En général, les femmes se souviennent mieux de leurs rêves que les hommes. Pour nos expériences, on sélectionne souvent les gens qui ont un bon accès à leurs rêves. Mais ça introduit un biais, parce qu’on ne peut pas généraliser les conclusions à tout le monde.

Les rêves ont-ils une utilité ?

J’essaie de rester objectif. Je crois que oui, mais je ne sais pas comment. Il y a des études qui suggèrent que, si on rêve d’une certaine façon, ça peut être associé à la mémoire ou à l’apprentissage. Mais on n’a pas encore une masse critique d’études pour tirer des conclusions claires. Une théorie est que le rêve sert à diminuer l’émotivité associée à l’apprentissage, pour que tout ce qui reste soit l’information.

C’est une idée intéressante, mais il n’y a pas assez d’études pour valider ou rejeter ce modèle. Ici, au laboratoire, on poursuit les études en ce sens pour essayer de faire progresser les connaissances.

Pourquoi les rêves sont-ils étranges ? Si leur rôle est l’apprentissage, pourquoi n’évoquent-ils pas plus directement la vie réelle ?

C’est vrai que les rêves nous plongent dans un univers fantasmagorique. Pour Freud, chaque rêve était une métaphore déguisée. Il y avait une histoire réelle, latente, qu’on pouvait décoder à partir de l’histoire du rêve. Je suis moins porté à penser comme ça. Je crois que c’est plutôt l’émotion qui transpire du rêve qui est importante. L’histoire d’un rêve est souvent gérée par l’émotion. Les gens troublés, par exemple, font des cauchemars. Si on regarde les émotions, on voit un miroir. Si on regarde le contenu spécifique, on voit des choses bizarres.

Certaines personnes prétendent pouvoir interpréter les rêves. Y croyez-vous ?
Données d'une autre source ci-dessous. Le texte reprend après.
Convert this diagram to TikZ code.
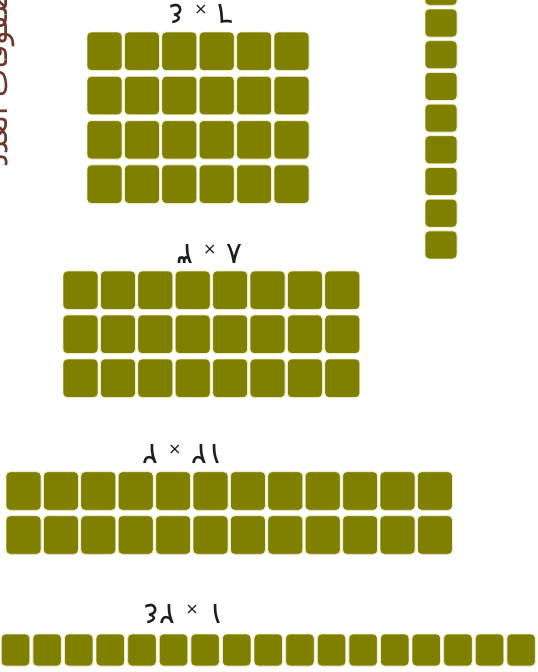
\documentclass[tikz,border=0pt]{standalone}
\usepackage{fontspec}
\newfontfamily\arabicfont[Script=Arabic]{DejaVu Sans}
\TeXXeTstate=1
\definecolor{olivefill}{RGB}{128,128,0}
\definecolor{gapline}{RGB}{240,234,196}
\definecolor{titlebrown}{RGB}{110,55,45}
\definecolor{labelink}{RGB}{30,30,30}
\newcommand\smalltimes{{\fontsize{16}{16}\selectfont ×}}
\tikzset{
  tile/.style={fill=olivefill, draw=gapline, line width=0.8pt, rounded corners=4pt, inner sep=0pt},
  bigtile/.style={tile, minimum width=35pt, minimum height=38.5pt},
  coltile/.style={tile, minimum width=32pt, minimum height=28pt},
  rowtile/.style={tile, minimum width=28.5pt, minimum height=32pt},
  dimlabel/.style={rotate=180, text=labelink, inner sep=0pt, font=\arabicfont\fontsize{30}{30}\selectfont},
  titletext/.style={rotate=90, anchor=base west, text=titlebrown, inner sep=0pt, font=\arabicfont\fontsize{30}{30}\selectfont},
}
\begin{document}
\begin{tikzpicture}[x=1pt,y=-1pt]
\useasboundingbox (0,0) rectangle (538,672);
\clip (0,0) rectangle (538,672);
\fill[white] (0,0) rectangle (538,672);
% title (partly cut off at the left edge, as in the reference)
\node[titletext] (title) at (7,168) {\beginR مصفوفات العدد\endR};
% grid 6 x 4
\foreach \r in {0,...,3} \foreach \c in {0,...,5}
  \node[bigtile] (a-\r-\c) at ({104.5+37.4*\c},{51.25+44.3*\r}) {};
\node[dimlabel] (la) at (201,14) {٦ \smalltimes{} ٤};
% grid 8 x 3
\foreach \r in {0,...,2} \foreach \c in {0,...,7}
  \node[bigtile] (b-\r-\c) at ({80.5+37.4*\c},{290.25+44*\r}) {};
\node[dimlabel] (lb) at (210,254) {٨ \smalltimes{} ٣};
% grid 12 x 2
\foreach \r in {0,...,1} \foreach \c in {0,...,11}
  \node[bigtile] (c-\r-\c) at ({23.5+37.4*\c},{491+44*\r}) {};
\node[dimlabel] (lc) at (183,454) {١٢ \smalltimes{} ٢};
% row 24 x 1
\foreach \c in {0,...,16}
  \node[rowtile] (d-\c) at ({15.5+31.6*\c},650) {};
\node[dimlabel] (ld) at (184,614) {١ \smalltimes{} ٢٤};
% vertical column
\foreach \k in {-2,...,7}
  \node[coltile] (e-\k) at (441,{23+31.7*\k}) {};
\end{tikzpicture}
\end{document}
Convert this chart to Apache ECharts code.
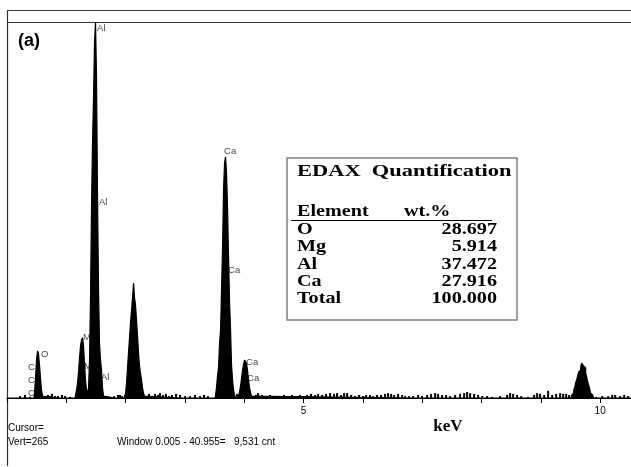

La matière des rêves est très personnelle, et elle révèle souvent des choses de façon inconsciente, qui sont autrement bien cachées. Je crois qu’il est possible d’utiliser les rêves pour favoriser la connaissance et la croissance de soi. Alors oui, je crois à l’interprétation guidée par des gens expérimentés. Mais ce n’est pas simple, ce ne sont pas des formules toutes faites qui s’appliquent à tout le monde.